Klar: Niemand geht ins Uhrmacher- oder Juwelierhandwerk, um binnen fünf Jahren den Porsche durch Ludwigshafens Hemshof zu jagen. Für eine frisch ausgelernte Fachkraft liegt das Einstiegsgehalt meist zwischen 2.200 € und 2.800 € – mit Luft nach oben, vor allem mit Meisterschein oder spezieller Expertise. Wer Reparatur, Service und Beratung souverän verbindet, erreicht in gefestigten Betrieben oft 3.000 € bis 3.500 €. In inhabergeführten Geschäften hier am Rhein, wo sich Stammkundschaft und Laufkundschaft die Klinke in die Hand geben, entscheidet jedoch vor allem die Vielseitigkeit. Wer nur Werkbank kann und keine Beratung, wird’s schwer haben. Anders gesagt: Die Liebe zum Detail ist Pflicht, aber ohne Verkaufstalent bleibt sie brotlose Kunst.

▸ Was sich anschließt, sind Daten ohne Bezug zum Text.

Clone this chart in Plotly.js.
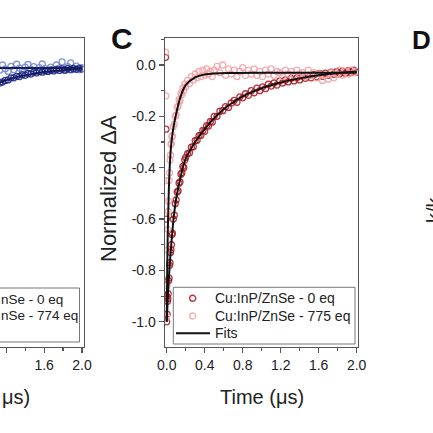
<!DOCTYPE html>
<html>
<head>
<meta charset="utf-8">
<script src="https://cdn.plot.ly/plotly-3.0.1.min.js"></script>
<style>html,body{margin:0;padding:0;background:#fff;}#chart{width:433px;height:433px;}</style>
</head>
<body>
<div id="chart"></div>
<script>
// ---------- Panel C data ----------
const time = [-0.012, -0.008, -0.005, -0.002, 0, 0.004, 0.008, 0.012, 0.016, 0.02,
  0.025, 0.03, 0.035, 0.04, 0.045, 0.05, 0.055, 0.06,
  0.07, 0.08, 0.09, 0.10, 0.11, 0.12, 0.13, 0.14, 0.15, 0.16, 0.17, 0.18, 0.19, 0.20,
  0.22, 0.24, 0.26, 0.28, 0.30, 0.32, 0.34, 0.36, 0.38, 0.40, 0.42, 0.44, 0.46, 0.48, 0.50,
  0.53, 0.56, 0.59, 0.62, 0.65, 0.68, 0.71, 0.74, 0.77, 0.80,
  0.83, 0.86, 0.89, 0.92, 0.95, 0.98, 1.01, 1.04, 1.07, 1.10,
  1.13, 1.16, 1.19, 1.22, 1.25, 1.28, 1.31, 1.34, 1.37, 1.40,
  1.43, 1.46, 1.49, 1.52, 1.55, 1.58, 1.61, 1.64, 1.67, 1.70,
  1.73, 1.76, 1.79, 1.82, 1.85, 1.88, 1.91, 1.94, 1.97, 2.00];

const eq0 = [0.03, -0.25, -0.6, -0.9, -1.0, -0.97, -0.92, -0.91, -0.89, -0.84,
  -0.83, -0.78, -0.77, -0.73, -0.72, -0.70, -0.66, -0.655,
  -0.60, -0.585, -0.54, -0.525, -0.495, -0.49, -0.46, -0.455, -0.425, -0.42, -0.395, -0.40, -0.37, -0.36,
  -0.345, -0.342, -0.32, -0.318, -0.295, -0.293, -0.275, -0.274, -0.255, -0.258, -0.236, -0.238, -0.22, -0.222, -0.20,
  -0.20, -0.18, -0.178, -0.162, -0.165, -0.148, -0.138, -0.145, -0.124, -0.128,
  -0.112, -0.118, -0.10, -0.108, -0.09, -0.10, -0.085, -0.092, -0.075, -0.082,
  -0.07, -0.078, -0.062, -0.07, -0.058, -0.066, -0.052, -0.062, -0.05, -0.058,
  -0.045, -0.052, -0.04, -0.05, -0.038, -0.046, -0.033, -0.044, -0.032, -0.04,
  -0.028, -0.036, -0.026, -0.034, -0.024, -0.032, -0.022, -0.03, -0.02, -0.028];

const eq775 = [0.05, -0.12, -0.45, -0.85, -0.98, -0.86, -0.72, -0.64, -0.57, -0.53,
  -0.45, -0.42, -0.37, -0.35, -0.31, -0.305, -0.28, -0.275,
  -0.24, -0.23, -0.20, -0.195, -0.165, -0.16, -0.135, -0.14, -0.11, -0.115, -0.09, -0.10, -0.075, -0.085,
  -0.06, -0.072, -0.045, -0.058, -0.035, -0.05, -0.025, -0.045, -0.02, -0.04, -0.015, -0.035, -0.025, -0.045, -0.02,
  -0.005, -0.03, 0.0, -0.04, -0.015, -0.035, -0.02, -0.045, -0.025, -0.01,
  -0.04, -0.02, -0.035, -0.015, -0.04, -0.025, -0.045, -0.02, -0.035, -0.015,
  -0.04, -0.025, -0.03, -0.045, -0.02, -0.035, -0.025, -0.04, -0.02, -0.035,
  -0.03, -0.045, -0.02, -0.04, -0.03, -0.05, -0.035, -0.06, -0.04, -0.055,
  -0.03, -0.05, -0.035, -0.02, -0.04, -0.025, -0.035, -0.02, -0.03, -0.025];

const fitTime0 = [0, 0.01, 0.02, 0.03, 0.05, 0.075, 0.1, 0.15, 0.2, 0.3, 0.4, 0.5, 0.6, 0.7, 0.8, 1.0, 1.2, 1.4, 1.6, 1.8, 2.0];
const fit0 = [-1.0, -0.92, -0.85, -0.79, -0.69, -0.59, -0.52, -0.43, -0.365, -0.30, -0.25, -0.207, -0.172, -0.145, -0.122, -0.09, -0.068, -0.052, -0.040, -0.031, -0.025];
const fitTime775 = [0, 0.005, 0.01, 0.02, 0.03, 0.045, 0.06, 0.08, 0.1, 0.14, 0.2, 0.3, 0.4, 0.5, 0.7, 1.0, 1.5, 2.0];
const fit775 = [-1.0, -0.82, -0.68, -0.52, -0.41, -0.32, -0.27, -0.225, -0.19, -0.13, -0.078, -0.048, -0.037, -0.033, -0.031, -0.030, -0.030, -0.030];

// ---------- Left (partial) panel data ----------
const blueTime = [1.10, 1.13, 1.16, 1.19, 1.22, 1.25, 1.28, 1.31, 1.34, 1.37, 1.40,
  1.43, 1.46, 1.49, 1.52, 1.55, 1.58, 1.61, 1.64, 1.67, 1.70,
  1.73, 1.76, 1.79, 1.82, 1.85, 1.88, 1.91, 1.94, 1.97, 2.00];
const blueEq0 = [-0.078, -0.07, -0.066, -0.06, -0.058, -0.05, -0.05, -0.044, -0.045, -0.038, -0.04,
  -0.033, -0.035, -0.028, -0.031, -0.025, -0.028, -0.022, -0.025, -0.019, -0.023,
  -0.017, -0.021, -0.015, -0.02, -0.014, -0.018, -0.013, -0.017, -0.012, -0.016];
const blueEq774 = [-0.005, -0.02, 0.0, -0.015, -0.025, -0.005, -0.018, 0.003, -0.012, -0.022, -0.008,
  0.002, -0.016, -0.006, -0.02, -0.01, 0.004, -0.014, -0.024, -0.008, -0.018,
  0.0, -0.012, 0.012, -0.02, -0.006, 0.008, -0.016, -0.004, -0.018, -0.01];
const blueFitTime = [1.1, 1.2, 1.3, 1.4, 1.5, 1.6, 1.7, 1.8, 1.9, 2.0];
const blueFit0 = [-0.072, -0.059, -0.048, -0.040, -0.033, -0.027, -0.023, -0.020, -0.017, -0.015];
const blueFit774 = [-0.012, -0.012, -0.012, -0.012, -0.012, -0.012, -0.012, -0.012, -0.012, -0.012];

// ---------- Tick labels and legend text ----------
const xTickVals = [0, 0.4, 0.8, 1.2, 1.6, 2.0];
const xTickText = ['0.0', '0.4', '0.8', '1.2', '1.6', '2.0'];
const leftTickVals = [1.2, 1.6, 2.0];
const leftTickText = ['1.2', '1.6', '2.0'];
const yTickVals = [0, -0.2, -0.4, -0.6, -0.8, -1.0];
const yTickText = ['0.0', '-0.2', '-0.4', '-0.6', '-0.8', '-1.0'];
const legendNames = ['Cu:InP/ZnSe - 0 eq', 'Cu:InP/ZnSe - 775 eq', 'Fits'];
const leftLegendVisible = ['nSe - 0 eq', 'nSe - 774 eq'];

const W = 433, H = 433;
const px = v => v / W;
const py = v => 1 - v / H;
const FONT = 'Liberation Sans, Arial, sans-serif';
const AXC = '#555';
const RED = 'rgba(168,22,32,0.85)';
const PINK = 'rgba(240,160,166,0.85)';

const traces = [
  {x: time, y: eq0, xaxis: 'x', yaxis: 'y', mode: 'markers', name: legendNames[0],
   marker: {symbol: 'circle-open', size: 6, color: RED, line: {width: 1.3}}},
  {x: time, y: eq775, xaxis: 'x', yaxis: 'y', mode: 'markers', name: legendNames[1],
   marker: {symbol: 'circle-open', size: 6, color: PINK, line: {width: 1.3}}},
  {x: fitTime0, y: fit0, xaxis: 'x', yaxis: 'y', mode: 'lines', name: legendNames[2],
   line: {color: '#111', width: 2, shape: 'spline'}},
  {x: fitTime775, y: fit775, xaxis: 'x', yaxis: 'y', mode: 'lines', name: legendNames[2],
   line: {color: '#111', width: 2, shape: 'spline'}},
  {x: blueTime, y: blueEq774, xaxis: 'x2', yaxis: 'y2', mode: 'markers', name: 'Cu:InP/ZnSe - 774 eq',
   marker: {symbol: 'circle-open', size: 6, color: 'rgba(110,130,210,0.85)', line: {width: 1.3}}},
  {x: blueTime, y: blueEq0, xaxis: 'x2', yaxis: 'y2', mode: 'markers', name: 'Cu:InP/ZnSe - 0 eq',
   marker: {symbol: 'circle-open', size: 6, color: 'rgba(28,36,130,0.85)', line: {width: 1.3}}},
  {x: blueFitTime, y: blueFit774, xaxis: 'x2', yaxis: 'y2', mode: 'lines', name: 'Fits',
   line: {color: '#141c5a', width: 2}},
  {x: blueFitTime, y: blueFit0, xaxis: 'x2', yaxis: 'y2', mode: 'lines', name: 'Fits',
   line: {color: '#141c5a', width: 2, shape: 'spline'}}
];

const tickFont = {family: FONT, size: 14, color: '#222'};
const yDomain = [py(346.7), py(38.3)];
const txt = (text, x, y, opts) => Object.assign({text: text, x: px(x), y: py(y), xref: 'paper', yref: 'paper',
  showarrow: false, xanchor: 'center', yanchor: 'middle', font: {family: FONT, size: 14, color: '#222'}}, opts || {});

const layout = {
  width: W, height: H,
  margin: {l: 0, r: 0, t: 0, b: 0, autoexpand: false},
  paper_bgcolor: '#fff', plot_bgcolor: '#fff',
  font: {family: FONT, color: '#222'},
  showlegend: false,
  xaxis: {domain: [px(164.8), px(358.1)], range: [-0.02, 2.015], anchor: 'y',
    tickmode: 'array', tickvals: xTickVals, ticktext: xTickText,
    ticks: 'outside', ticklen: 5, tickwidth: 1.2, tickcolor: AXC,
    minor: {dtick: 0.2, tick0: 0, ticks: 'outside', ticklen: 3, tickcolor: AXC, showgrid: false},
    showline: true, mirror: true, linecolor: AXC, linewidth: 1.2,
    showgrid: false, zeroline: false, tickfont: tickFont},
  yaxis: {domain: yDomain, range: [-1.097, 0.104], anchor: 'x',
    tickmode: 'array', tickvals: yTickVals, ticktext: yTickText,
    ticks: 'outside', ticklen: 5, tickwidth: 1.2, tickcolor: AXC,
    minor: {dtick: 0.1, tick0: 0, ticks: 'outside', ticklen: 3, tickcolor: AXC, showgrid: false},
    showline: true, mirror: true, linecolor: AXC, linewidth: 1.2,
    showgrid: false, zeroline: false, tickfont: tickFont},
  xaxis2: {domain: [0, px(83.5)], range: [1.134, 2.016], anchor: 'y2',
    tickmode: 'array', tickvals: leftTickVals, ticktext: leftTickText,
    ticks: 'outside', ticklen: 5, tickwidth: 1.2, tickcolor: AXC,
    minor: {dtick: 0.2, tick0: 0, ticks: 'outside', ticklen: 3, tickcolor: AXC, showgrid: false},
    showline: true, mirror: true, linecolor: AXC, linewidth: 1.2,
    showgrid: false, zeroline: false, tickfont: tickFont},
  yaxis2: {domain: yDomain, range: [-1.097, 0.104], anchor: 'x2', side: 'right',
    showline: true, linecolor: AXC, linewidth: 1.2, ticks: '', showticklabels: false,
    showgrid: false, zeroline: false},
  shapes: [
    {type: 'rect', xref: 'paper', yref: 'paper', x0: px(173.3), x1: px(355), y0: py(344), y1: py(287.3),
     line: {color: '#777', width: 1}, fillcolor: '#fff', layer: 'above'},
    {type: 'circle', xref: 'paper', yref: 'paper', x0: px(189.7), x1: px(195.7), y0: py(301.3), y1: py(295.3),
     line: {color: RED, width: 1.4}, layer: 'above'},
    {type: 'circle', xref: 'paper', yref: 'paper', x0: px(189.7), x1: px(195.7), y0: py(319), y1: py(313),
     line: {color: PINK, width: 1.4}, layer: 'above'},
    {type: 'line', xref: 'paper', yref: 'paper', x0: px(176), x1: px(210), y0: py(333.3), y1: py(333.3),
     line: {color: '#111', width: 2}, layer: 'above'},
    {type: 'rect', xref: 'paper', yref: 'paper', x0: px(-20), x1: px(79.5), y0: py(342), y1: py(288),
     line: {color: '#777', width: 1}, fillcolor: '#fff', layer: 'above'}
  ],
  annotations: [
    txt('<b>C</b>', 121.5, 39, {font: {family: FONT, size: 30, color: '#111'}}),
    txt('<b>D</b>', 433, 40, {xanchor: 'right', font: {family: FONT, size: 26, color: '#111'}}),
    txt('Normalized ΔA', 109, 189, {textangle: -90, font: {family: FONT, size: 22, color: '#222'}}),
    txt('Time (μs)', 262, 397, {font: {family: FONT, size: 20, color: '#222'}}),
    txt('μs)', 0, 397, {xanchor: 'left', font: {family: FONT, size: 20, color: '#222'}}),
    txt('k/k', 434, 210, {textangle: -90, font: {family: FONT, size: 20, color: '#222'}}),
    txt(legendNames[0], 213.3, 298.3, {xanchor: 'left'}),
    txt(legendNames[1], 213.3, 316, {xanchor: 'left'}),
    txt(legendNames[2], 213.3, 333.3, {xanchor: 'left'}),
    txt(leftLegendVisible[0], -1, 299, {xanchor: 'left', font: {family: FONT, size: 13.5, color: '#222'}}),
    txt(leftLegendVisible[1], -1, 315.5, {xanchor: 'left', font: {family: FONT, size: 13.5, color: '#222'}})
  ]
};

Plotly.newPlot('chart', traces, layout, {displayModeBar: false, staticPlot: true});
</script>
</body>
</html>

Man möchte glauben, Ludwigshafen liege zu nah am wirtschaftlichen Motor Mannheim, als dass Tradition hier noch zählt. Doch der Eindruck täuscht. Gerade in den letzten Jahren sind es verlässliche, kleine Handwerksadressen, die im Schatten der großen Chemiekonzerne überdauern. Immer wieder begegnet einem der Name einer alteingesessenen Uhrmacherfamilie, fast wie Relikte einer anderen Zeit. Wer in so eine Werkstatt will, muss sich warm anziehen. Einerseits, weil der Altersdurchschnitt steigt – junge Kolleginnen und Kollegen sind durchaus gefragt, wenn auch selten lautstark gesucht. Andererseits, weil Digitalisierung und Automatisierung auch hier Einzug halten. Werkstattsoftware, 3D-Scanner für Schmuckdesigns, Batterietausch „while you wait“ – das ist viel mehr als Imagepflege. Es ist manchmal Kampfansage gegen Billigketten und Schnellservice-Läden aus der Mall.

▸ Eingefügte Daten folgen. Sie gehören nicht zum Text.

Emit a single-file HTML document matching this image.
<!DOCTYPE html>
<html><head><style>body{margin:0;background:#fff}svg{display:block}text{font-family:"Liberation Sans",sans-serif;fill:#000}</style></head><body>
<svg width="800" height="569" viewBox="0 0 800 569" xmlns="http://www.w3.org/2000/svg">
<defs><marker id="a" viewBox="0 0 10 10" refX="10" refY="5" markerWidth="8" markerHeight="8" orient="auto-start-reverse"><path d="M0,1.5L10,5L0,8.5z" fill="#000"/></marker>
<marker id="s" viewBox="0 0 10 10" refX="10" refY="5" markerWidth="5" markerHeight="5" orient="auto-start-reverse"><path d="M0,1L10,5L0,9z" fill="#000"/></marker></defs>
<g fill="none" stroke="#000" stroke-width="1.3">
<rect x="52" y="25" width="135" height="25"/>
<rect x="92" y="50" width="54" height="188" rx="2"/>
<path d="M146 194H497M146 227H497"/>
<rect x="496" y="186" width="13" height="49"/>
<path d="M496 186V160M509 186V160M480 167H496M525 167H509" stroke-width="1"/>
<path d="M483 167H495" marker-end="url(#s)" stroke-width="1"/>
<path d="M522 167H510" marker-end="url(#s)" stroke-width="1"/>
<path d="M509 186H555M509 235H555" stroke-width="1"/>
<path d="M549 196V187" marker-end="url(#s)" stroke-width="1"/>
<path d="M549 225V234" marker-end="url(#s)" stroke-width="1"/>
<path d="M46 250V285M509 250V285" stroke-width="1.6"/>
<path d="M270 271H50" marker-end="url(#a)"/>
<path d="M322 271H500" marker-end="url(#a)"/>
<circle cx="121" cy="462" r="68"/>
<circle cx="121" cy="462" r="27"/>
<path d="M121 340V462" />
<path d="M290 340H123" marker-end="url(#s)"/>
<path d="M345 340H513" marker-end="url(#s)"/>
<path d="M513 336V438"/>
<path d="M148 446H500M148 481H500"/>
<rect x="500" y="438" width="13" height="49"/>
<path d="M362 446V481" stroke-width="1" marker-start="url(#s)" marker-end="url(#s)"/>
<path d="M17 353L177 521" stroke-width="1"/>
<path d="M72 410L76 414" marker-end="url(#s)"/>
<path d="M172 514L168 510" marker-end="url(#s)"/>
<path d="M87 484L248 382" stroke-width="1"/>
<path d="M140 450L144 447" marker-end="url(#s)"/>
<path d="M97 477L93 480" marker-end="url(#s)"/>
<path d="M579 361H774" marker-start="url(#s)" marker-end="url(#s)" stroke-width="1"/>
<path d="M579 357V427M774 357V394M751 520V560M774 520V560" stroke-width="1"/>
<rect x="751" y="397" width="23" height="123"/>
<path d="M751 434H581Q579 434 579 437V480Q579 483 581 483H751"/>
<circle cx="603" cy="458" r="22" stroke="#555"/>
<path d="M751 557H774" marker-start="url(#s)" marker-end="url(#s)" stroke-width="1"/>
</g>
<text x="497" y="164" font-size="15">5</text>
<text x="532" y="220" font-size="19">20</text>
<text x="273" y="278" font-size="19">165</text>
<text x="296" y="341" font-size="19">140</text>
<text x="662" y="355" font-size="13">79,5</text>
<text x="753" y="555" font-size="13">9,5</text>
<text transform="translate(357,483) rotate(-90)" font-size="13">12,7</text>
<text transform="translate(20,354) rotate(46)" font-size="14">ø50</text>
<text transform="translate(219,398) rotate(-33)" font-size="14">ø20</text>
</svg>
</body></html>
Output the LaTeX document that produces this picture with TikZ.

Manchmal frage ich mich, warum sich Menschen noch für diese Berufe entscheiden. Meine eigene Vermutung: Wer hier bleibt – oder wechselt –, sucht Sinn und Qualität, nicht nur Sicherheit. Die Weiterbildungsmöglichkeiten? Eher solide als schillernd: Spezialisierung auf Schmuckreparatur, Perlketten, antike Uhren, CAD-gestütztes Design. Hin und wieder auch die Meisterprüfung – das A und O, wenn Verantwortung und Verdienst wachsen sollen. Ludwigshafen bietet regionale Kurse, aber oft zieht’s die Ehrgeizigeren zum Fortbildungszentrum nach Pforzheim. Und doch: Trotz aller digitalen Hilfsmittel bleibt der Mensch an der Werkbank der entscheidende Faktor. Ohne Geduld, Selbstorganisation und ein wenig Sturheit geht gar nichts.
Vielleicht ist die größte Herausforderung im Juwelier- und Uhrmacherhandwerk zu erkennen, dass sich Sorgfalt und Neugier nicht ausschließen, sondern bedingen. Wer hier in Ludwigshafen einsteigt oder wechselt, entscheidet sich gegen Fließband und für Feinsinn. Das ist keine Raketenwissenschaft – aber eben auch kein Spaziergang. Manchmal reicht ein einziger zufriedener Kunde, um das Pendel wieder aufzuziehen. Vielleicht macht genau das den Reiz aus.